Ontem, conversando com um repórter de um importante jornal brasileiro, ele me perguntou qual imagem eu carrego em minha memória sobre minha adolescência. A entrevista foi muito bem conduzida por ele – a propósito um jornalista muito qualificado. De certa forma, ele me levou a refletir sobre isso e cheguei a uma conclusão interessante.
Eu poderia ter em mente que sempre fui muito prestigiado pelos meus pais e parentes, poderia me lembrar de bons amigos ou até de minhas passagem pelo Colégio Naval, de onde até hoje guardo boas recordações. Mas o que descobri que carrego em minha memória sobre este tempo são as viagens que fazia todos os dias pelos transportes públicos do Rio de Janeiro.
Eram momentos de grande sofrimento, pois gastava 4 horas por dia, entre ir e vir da escola e mais adiante do trabalho. No total, foram mais de 5 anos percorrendo pelo menos 30 mil quilômetros. Usando a calculadora, essas 4 horas diárias também podem ser traduzidas em quase 1.000 horas por ano, ou seja, cerca de 40 dias por ano dentro de um transporte coletivo, lotado e presenciando muitos assaltos e as mais mirabolantes situações com as quais um morador da periferia aprende a conviver com naturalidade.
Como saía de casa antes das 6 da manhã, ainda escuro, tinha o hábito, dentro do ônibus, de pé e apertado no meio de dezenas de pessoas, de ficar observado através do reflexo no espelho, a fotografia de minha vida: um adolescente, amassado dentro de um coletivo, com uma mochila cheia de livros, de pé por duas horas, em direção à escola.
Do lado de fora, ao ver essa fotografia lamentável, mas que no entanto se tornou algo muito comum na rotina de milhões de pessoas nos principais centros urbanos brasileiros, que perspectiva mais relevante poderia ser atribuída a esse amontoado de gente amassada?

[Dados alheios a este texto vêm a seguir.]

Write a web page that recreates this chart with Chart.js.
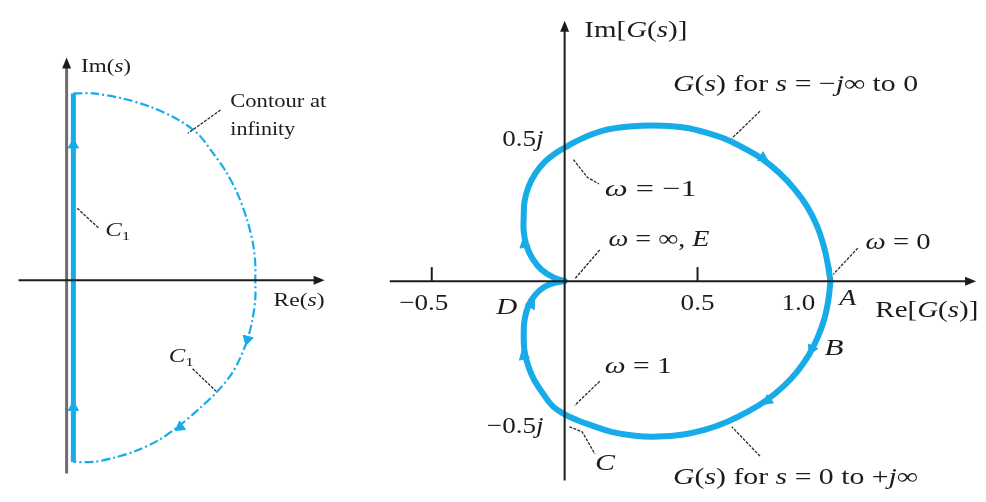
<!DOCTYPE html>
<html>
<head>
<meta charset="utf-8">
<script src="https://cdn.jsdelivr.net/npm/chart.js@4.4.1/dist/chart.umd.min.js"></script>
<style>
  html, body { margin: 0; padding: 0; background: #fff; }
  .panel { position: absolute; top: 0; }
  #sPanel { left: 0; width: 370px; height: 502px; }
  #gPanel { left: 370px; width: 616px; height: 502px; }
</style>
</head>
<body>
<div class="panel" id="sPanel"><canvas id="sPlane" width="370" height="502"></canvas></div>
<div class="panel" id="gPanel"><canvas id="gPlane" width="616" height="502"></canvas></div>
<script>
const BLUE = '#17abe8';
const INK = '#1c1c1c';
const SERIF = '"Liberation Serif", "DejaVu Serif", serif';
const STRETCH = 1.18;

// s-plane: contour C1 up the jw axis, then round the right half-plane
const c1Re = [0.037, 0.037];
const c1Im = [-0.984, 1.011];
const arcRe = [0.037, 0.147, 0.305, 0.463, 0.611, 0.716, 0.800, 0.874, 0.937, 0.989, 1.021, 1.032, 1.032,
               1.032, 1.016, 0.989, 0.947, 0.900, 0.816, 0.726, 0.621, 0.500, 0.374, 0.253, 0.147, 0.037];
const arcIm = [1.011, 1.011, 0.984, 0.937, 0.868, 0.795, 0.689, 0.584, 0.463, 0.321, 0.189, 0.084, 0,
               -0.100, -0.216, -0.321, -0.426, -0.511, -0.611, -0.695, -0.784, -0.868, -0.926, -0.963, -0.984, -0.984];
const sArrowRe = [0.037, 0.037, 0.989, 0.621];
const sArrowIm = [0.732, -0.689, -0.321, -0.795];

// G(s)-plane: s = -j inf .. 0 (upper) and s = 0 .. +j inf (lower)
const upperRe = [0, -0.044, -0.088, -0.121, -0.143, -0.154, -0.154, -0.151, -0.136, -0.110, -0.074, -0.033,
                 0.011, 0.066, 0.132, 0.206, 0.287, 0.368, 0.449, 0.529, 0.607, 0.680, 0.746, 0.809,
                 0.864, 0.912, 0.949, 0.974, 0.989, 1.0];
const upperIm = [0, 0.015, 0.044, 0.085, 0.132, 0.188, 0.246, 0.301, 0.357, 0.408, 0.452, 0.485,
                 0.511, 0.540, 0.566, 0.581, 0.588, 0.588, 0.581, 0.563, 0.537, 0.500, 0.460, 0.408,
                 0.349, 0.283, 0.210, 0.136, 0.070, 0];
const lowerRe = [1.0, 0.993, 0.978, 0.952, 0.919, 0.875, 0.824, 0.761, 0.691, 0.610, 0.526, 0.441,
                 0.353, 0.265, 0.176, 0.096, 0.048, 0, -0.044, -0.081, -0.114, -0.136, -0.151, -0.154,
                 -0.151, -0.136, -0.110, -0.077, -0.040, 0];
const lowerIm = [0, -0.066, -0.140, -0.213, -0.279, -0.342, -0.397, -0.449, -0.493, -0.533, -0.563, -0.581,
                 -0.588, -0.585, -0.570, -0.544, -0.526, -0.504, -0.474, -0.426, -0.375, -0.324, -0.265, -0.206,
                 -0.147, -0.092, -0.051, -0.022, -0.007, 0];
const gArrowRe = [-0.151, 0.746, 0.930, 0.765, -0.125, -0.154];
const gArrowIm = [0.140, 0.467, -0.257, -0.452, -0.088, -0.283];

const reTicks = [-0.5, 0.5, 1.0];
const reTickLabels = ['−0.5', '0.5', '1.0'];
const imTicks = [0.5, -0.5];
const imTickLabels = ['0.5*j*', '−0.5*j*'];

const zip = (xs, ys) => xs.map((x, i) => ({ x, y: ys[i] }));

// heading (deg, clockwise from up) of the path segment nearest to p
function headingAt(path, p) {
  let best = Infinity, ang = 0;
  for (let i = 0; i < path.length - 1; i++) {
    const a = path[i], b = path[i + 1];
    const dx = b.x - a.x, dy = b.y - a.y;
    const len2 = dx * dx + dy * dy || 1e-9;
    const t = Math.max(0, Math.min(1, ((p.x - a.x) * dx + (p.y - a.y) * dy) / len2));
    const ex = a.x + t * dx - p.x, ey = a.y + t * dy - p.y;
    const d = ex * ex + ey * ey;
    if (d < best) { best = d; ang = Math.atan2(dx, dy) * 180 / Math.PI; }
  }
  return ang;
}

// '*' toggles italic, '_x' puts x in subscript
function parseRich(spec) {
  const out = [];
  let italic = false, buf = '';
  for (let i = 0; i < spec.length; i++) {
    const ch = spec[i];
    if (ch === '*') { if (buf) out.push({ t: buf, italic }); buf = ''; italic = !italic; }
    else if (ch === '_') { if (buf) out.push({ t: buf, italic }); buf = ''; out.push({ t: spec[++i], italic: false, sub: true }); }
    else buf += ch;
  }
  if (buf) out.push({ t: buf, italic });
  return out;
}

function drawRich(ctx, spec, x, y, size, align, width) {
  const parts = parseRich(spec);
  const fontOf = p => `${p.italic ? 'italic ' : ''}${p.sub ? Math.round(size * 0.68) : size}px ${SERIF}`;
  let w = 0;
  parts.forEach(p => { ctx.font = fontOf(p); p.w = ctx.measureText(p.t).width; w += p.w; });
  const sx = width ? width / w : STRETCH;
  const full = w * sx;
  ctx.save();
  ctx.translate(align === 'right' ? x - full : align === 'center' ? x - full / 2 : x, y);
  ctx.scale(sx, 1);
  ctx.textBaseline = 'middle';
  ctx.textAlign = 'left';
  ctx.fillStyle = INK;
  let cx = 0;
  parts.forEach(p => { ctx.font = fontOf(p); ctx.fillText(p.t, cx, p.sub ? size * 0.3 : 0); cx += p.w; });
  ctx.restore();
}

function arrowHead(ctx, x, y, dir, color) {
  const L = 11, H = 4.5;
  ctx.fillStyle = color;
  ctx.beginPath();
  if (dir === 'right') { ctx.moveTo(x, y); ctx.lineTo(x - L, y - H); ctx.lineTo(x - L, y + H); }
  else { ctx.moveTo(x, y); ctx.lineTo(x - H, y + L); ctx.lineTo(x + H, y + L); }
  ctx.closePath();
  ctx.fill();
}

const planeAxes = {
  id: 'planeAxes',
  beforeDatasetsDraw(chart, args, o) {
    const ctx = chart.ctx, X = v => chart.scales.x.getPixelForValue(v), Y = v => chart.scales.y.getPixelForValue(v);
    ctx.save();
    ctx.strokeStyle = INK;
    ctx.lineWidth = 2;
    (o.reTicks || []).forEach(v => {
      ctx.beginPath(); ctx.moveTo(X(v), Y(0)); ctx.lineTo(X(v), Y(0) - 14); ctx.stroke();
    });
    ctx.restore();
  },
  afterDatasetsDraw(chart, args, o) {
    const ctx = chart.ctx, X = v => chart.scales.x.getPixelForValue(v), Y = v => chart.scales.y.getPixelForValue(v);
    ctx.save();
    // imaginary axis
    ctx.strokeStyle = o.imColor; ctx.lineWidth = o.imWidth;
    ctx.beginPath(); ctx.moveTo(X(0), Y(o.imRange[0])); ctx.lineTo(X(0), Y(o.imRange[1]) + 8); ctx.stroke();
    arrowHead(ctx, X(0), Y(o.imRange[1]), 'up', INK);
    // real axis
    ctx.strokeStyle = INK; ctx.lineWidth = 2;
    ctx.beginPath(); ctx.moveTo(X(o.reRange[0]), Y(0)); ctx.lineTo(X(o.reRange[1]) - 8, Y(0)); ctx.stroke();
    arrowHead(ctx, X(o.reRange[1]), Y(0), 'right', INK);

    // leader lines
    ctx.strokeStyle = '#2a2a2a'; ctx.lineWidth = 1.3; ctx.setLineDash([3, 1.3]);
    o.leaders.forEach(pts => {
      ctx.beginPath();
      pts.forEach(([x, y], i) => i ? ctx.lineTo(X(x), Y(y)) : ctx.moveTo(X(x), Y(y)));
      ctx.stroke();
    });
    ctx.setLineDash([]);

    // tick labels
    (o.reTicks || []).forEach((v, i) => drawRich(ctx, o.reTickLabels[i], X(v) + o.reLabelShift[i], Y(0) + 23, o.size, 'center'));
    (o.imTicks || []).forEach((v, i) => drawRich(ctx, o.imTickLabels[i], X(0) - 21, Y(v) + (v > 0 ? -9 : 14), o.size, 'right'));

    // notes
    o.notes.forEach(n => drawRich(ctx, n.text, X(n.x), Y(n.y), o.size, 'left', n.w));
    ctx.restore();
  }
};

function baseOptions(xr, yr, axes) {
  return {
    responsive: false,
    animation: false,
    events: [],
    layout: { padding: 0 },
    scales: {
      x: { type: 'linear', display: false, min: xr[0], max: xr[1] },
      y: { type: 'linear', display: false, min: yr[0], max: yr[1] }
    },
    plugins: { legend: { display: false }, tooltip: { enabled: false }, planeAxes: axes }
  };
}

// ---- left: s-plane contour
const contourPath = zip(c1Re, c1Im).concat(zip(arcRe, arcIm));
const sArrows = zip(sArrowRe, sArrowIm);
new Chart(document.getElementById('sPlane'), {
  type: 'scatter',
  data: {
    datasets: [
      { data: zip(c1Re, c1Im), showLine: true, borderColor: BLUE, borderWidth: 5, pointRadius: 0 },
      { data: zip(arcRe, arcIm), showLine: true, borderColor: BLUE, borderWidth: 2.2, borderDash: [9, 3, 2, 3],
        tension: 0.3, pointRadius: 0 },
      { data: sArrows, showLine: false, pointStyle: 'triangle', pointRadius: 6,
        pointRotation: sArrows.map(p => headingAt(contourPath, p)),
        pointBackgroundColor: BLUE, pointBorderColor: BLUE, pointBorderWidth: 1 }
    ]
  },
  options: baseOptions([-0.326, 1.621], [-1.163, 1.479], {
    size: 19,
    imColor: '#6e6e6e', imWidth: 3,
    reRange: [-0.263, 1.411], imRange: [-1.047, 1.205],
    leaders: [
      [[0.842, 0.921], [0.663, 0.795]],
      [[0.174, 0.284], [0.058, 0.389]],
      [[0.689, -0.479], [0.816, -0.600]]
    ],
    notes: [
      { text: 'Im(*s*)', x: 0.079, y: 1.153, w: 50 },
      { text: 'Contour at', x: 0.895, y: 0.963, w: 96 },
      { text: 'infinity', x: 0.895, y: 0.811, w: 65 },
      { text: '*C*_1', x: 0.211, y: 0.268, w: 25 },
      { text: 'Re(*s*)', x: 1.132, y: -0.111, w: 51 },
      { text: '*C*_1', x: 0.558, y: -0.416, w: 25 }
    ]
  }),
  plugins: [planeAxes]
});

// ---- right: Nyquist plot of G(s)
const nyquistPath = zip(upperRe, upperIm).concat(zip(lowerRe, lowerIm));
const gArrows = zip(gArrowRe, gArrowIm);
const curveStyle = { showLine: true, borderColor: BLUE, borderWidth: 6, tension: 0.4, pointRadius: 0,
                     borderCapStyle: 'round', borderJoinStyle: 'round' };
new Chart(document.getElementById('gPlane'), {
  type: 'scatter',
  data: {
    datasets: [
      Object.assign({ data: zip(upperRe, upperIm) }, curveStyle),
      Object.assign({ data: zip(lowerRe, lowerIm) }, curveStyle),
      { data: gArrows, showLine: false, pointStyle: 'triangle', pointRadius: 6,
        pointRotation: gArrows.map(p => headingAt(nyquistPath, p)),
        pointBackgroundColor: BLUE, pointBorderColor: BLUE, pointBorderWidth: 1 }
    ]
  },
  options: baseOptions([-0.706, 1.559], [-0.809, 1.037], {
    size: 23,
    imColor: INK, imWidth: 2,
    reRange: [-0.658, 1.548], imRange: [-0.754, 0.985],
    reTicks, reTickLabels, reLabelShift: [-8, 0, -32],
    imTicks, imTickLabels,
    leaders: [
      [[0.735, 0.643], [0.629, 0.540]],
      [[0.033, 0.460], [0.085, 0.393], [0.129, 0.368]],
      [[0.132, 0.118], [0.037, 0.007]],
      [[1.103, 0.125], [1.011, 0.026]],
      [[0.132, -0.379], [0.037, -0.471]],
      [[0.018, -0.551], [0.066, -0.570], [0.114, -0.654]],
      [[0.735, -0.662], [0.629, -0.551]]
    ],
    notes: [
      { text: 'Im[*G*(*s*)]', x: 0.074, y: 0.945, w: 103 },
      { text: '*G*(*s*) for *s* = −*j*∞ to 0', x: 0.408, y: 0.743, w: 245 },
      { text: '*ω* = −1', x: 0.151, y: 0.346, w: 92 },
      { text: '*ω* = ∞, *E*', x: 0.165, y: 0.154, w: 101 },
      { text: '*ω* = 0', x: 1.132, y: 0.143, w: 65 },
      { text: '*D*', x: -0.257, y: -0.103, w: 21 },
      { text: '*A*', x: 1.033, y: -0.066, w: 17 },
      { text: 'Re[*G*(*s*)]', x: 1.169, y: -0.114, w: 103 },
      { text: '*B*', x: 0.978, y: -0.257, w: 19 },
      { text: '*ω* = 1', x: 0.151, y: -0.324, w: 67 },
      { text: '*C*', x: 0.114, y: -0.691, w: 20 },
      { text: '*G*(*s*) for *s* = 0 to +*j*∞', x: 0.408, y: -0.746, w: 245 }
    ]
  }),
  plugins: [planeAxes]
});
</script>
</body>
</html>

A memória de minha adolescência sempre me leva a essa minha antiga rotina. É disso que gosto de me lembrar, porque posso me conectar com minha essência, com o que sou, de onde vim e me lembrar de todas as vezes em que usava esse tempo para sonhar e planejar uma mudança de vida.
Mas minha principal razão para manter viva essa memória é preservar a certeza de que qualquer pessoa, por mais desqualificada ou vira-lata que pareça, um “da Silva” qualquer como eu, ou um suburbano sem classe como eu, ou um pobretão sem referencial como eu, ou um filho de gente simples e sem pedigree, pode transformar o caos numa realidade completamente diferente.
Se eu me esqueço de quem eu sou e de onde vim, imediatamente perco a autoridade de lhe dizer que você também é capaz de mudar sua realidade de vida. Basta não sucumbir ao coitadismo.